Opinions expressed by Entrepreneur contributors are their own.

Buying a franchise is exciting-but like any big purchase, it requires exercising caution. While no investment is 100-percent certain, you can improve your odds by watching for these warning signs:

1. No UFOC. Franchisors are required by federal law (and, in many cases, by state laws) to give you a Uniform Franchise Offering Circular at least 10 business days before you pay any money for the franchise or sign a franchise agreement. This document is an essential part of evaluating the franchise opportunity. If you don't receive one, don't even think about making the investment.

2. The hustle. Buying a franchise is a substantial investment. If the seller is hurrying you along, or telling you that the window of opportunity is closing, or using any other hard-sell technique, be prepared to walk away from the deal. The decision to buy a franchise should not be rushed.

3. Product price squeeze. Product supply is the ticklish underbelly of franchise relationships. If you're buying a business that sells the franchisor's product line, make sure the product's pricing allows you to be competitive in the marketplace. Ask other franchisees how the pricing structure works for them. If you're considering purchasing a franchise where the product is supplied by third parties specified by the franchisor, or by the franchisor itself, make sure the supply program runs smoothly. Have the franchisees established a buying cooperative? Do franchisees have input about supply arrangements? Make sure this key aspect of the business will not frustrate you.

4. High turnover rates. Check Item 20 of the UFOC to confirm how many franchisees have left the system in the past three years. There's no rule of thumb to determine when this number is too high; it depends largely on the type of business. Lower investment franchises generally have a higher turnover rate than more expensive businesses. If anything looks suspicious to you, ask the franchisor about it.

5. Earnings claims mumbo-jumbo. When you innocently ask the seller's representative,"How much money can I make with this franchise?" listen carefully to the answer. Although franchisors are legally allowed to provide an answer to that question with either a projection, a pro forma or a statement about how their system owners have performed, the company must also include the claim in its UFOC (Item 19). If the information isn't in the UFOC, the company must decline to answer the question.

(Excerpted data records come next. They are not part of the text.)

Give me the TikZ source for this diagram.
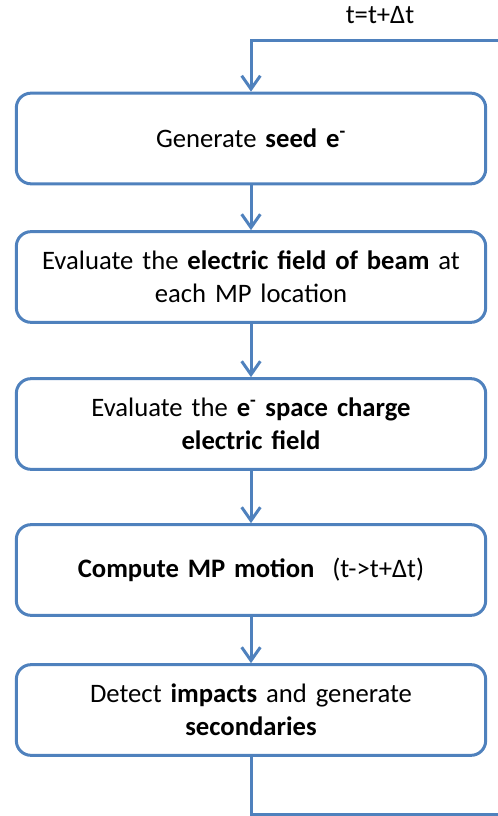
\documentclass[tikz,border=0pt]{standalone}
\usepackage{fontspec}
\setmainfont{Carlito}
\usetikzlibrary{arrows.meta}
\definecolor{flowblue}{RGB}{79,129,189}

\begin{document}
\begin{tikzpicture}[x = 0.75pt, y = -0.75pt,
        stage/.style = {draw = flowblue, line width = 2.25pt, rounded corners = 11pt,
            minimum width = 352pt, minimum height = 68pt, text width = 340pt,
            align = center, inner sep = 0pt, font = \fontsize{20}{24.5}\selectfont},
        flow/.style = {draw = flowblue, line width = 2.25pt,
            -{Straight Barb[length = 10pt, width = 14pt]}}]
    \useasboundingbox (0,0) rectangle (498,816);

    % Draw the steps of the loop:
    \node [stage] (seed) at (251,138.5) {Generate \textbf{seed e\textsuperscript{-}}};
    \node [stage] (beamfield) at (251,277) {Evaluate the \textbf{electric field of beam} at\\each MP location};
    \node [stage] (spacecharge) at (251,424) {Evaluate the \textbf{e\textsuperscript{-} space charge}\\\textbf{electric field}};
    \node [stage] (motion) at (251,570) {\textbf{Compute MP motion}\ \ (t->t+Δt)};
    \node [stage] (detect) at (251,710) {Detect \textbf{impacts} and generate\\\textbf{secondaries}};

    % Draw the arrows between the steps:
    \foreach \from/\to in {seed/beamfield, beamfield/spacecharge, spacecharge/motion, motion/detect}
        \draw [flow] (\from.south) -- (\to.north);

    % Draw the time step loop:
    \coordinate (loopbottom) at (500,814);
    \coordinate (looptop) at (500,41);
    \draw [flow] (detect.south) |- (loopbottom) -- (looptop) -| (seed.north);
    \node [font = \fontsize{20}{24.5}\selectfont] (tstep) at (380,15) {t=t+Δt};
\end{tikzpicture}
\end{document}
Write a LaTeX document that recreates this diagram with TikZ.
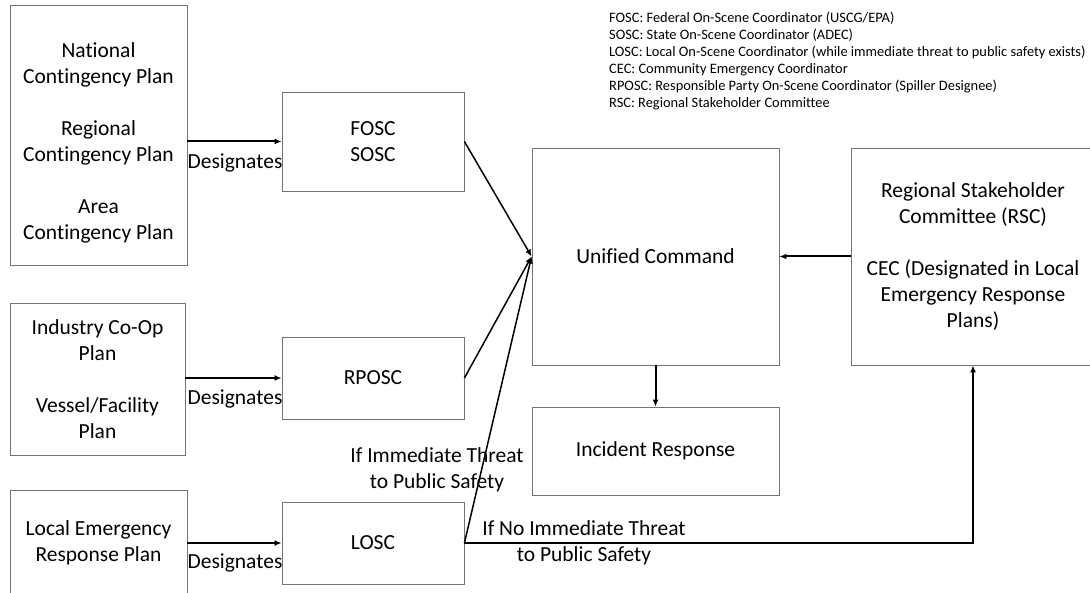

If they say, "We're prohibited by federal law from answering that question," realize that although that may be true, it reflects a choice made by the company. If no performance information is provided (only about 20 percent of franchisors provide earnings claims), it may be because the true picture isn't a pretty one. Plan to ask the same question of the franchisees you interview. They are legally free to tell you.

6. Too many lawsuits. Item 3 of the UFOC shows the 10-year history of "material" lawsuits filed against the company. If you see a heavy litigation history, do a little digging to find out what's going on. It could mean franchisees are unhappy with the business.

7. Weak financial statements. The UFOC contains three years' worth of the franchisor's audited financial statements. Review them carefully, and take them to a knowledgeable CPA. The poor financial condition of a franchisor, no matter how wonderful its franchise program, magnifies your own risk.

Any of these warning signs should prompt you to ask more questions. If you don't like the answers you receive, and your gut (or your professional advisor) tells you to be careful, this may not be the program for you. With a decision as important as this one, you owe it to yourself to be confident you're making the right choice.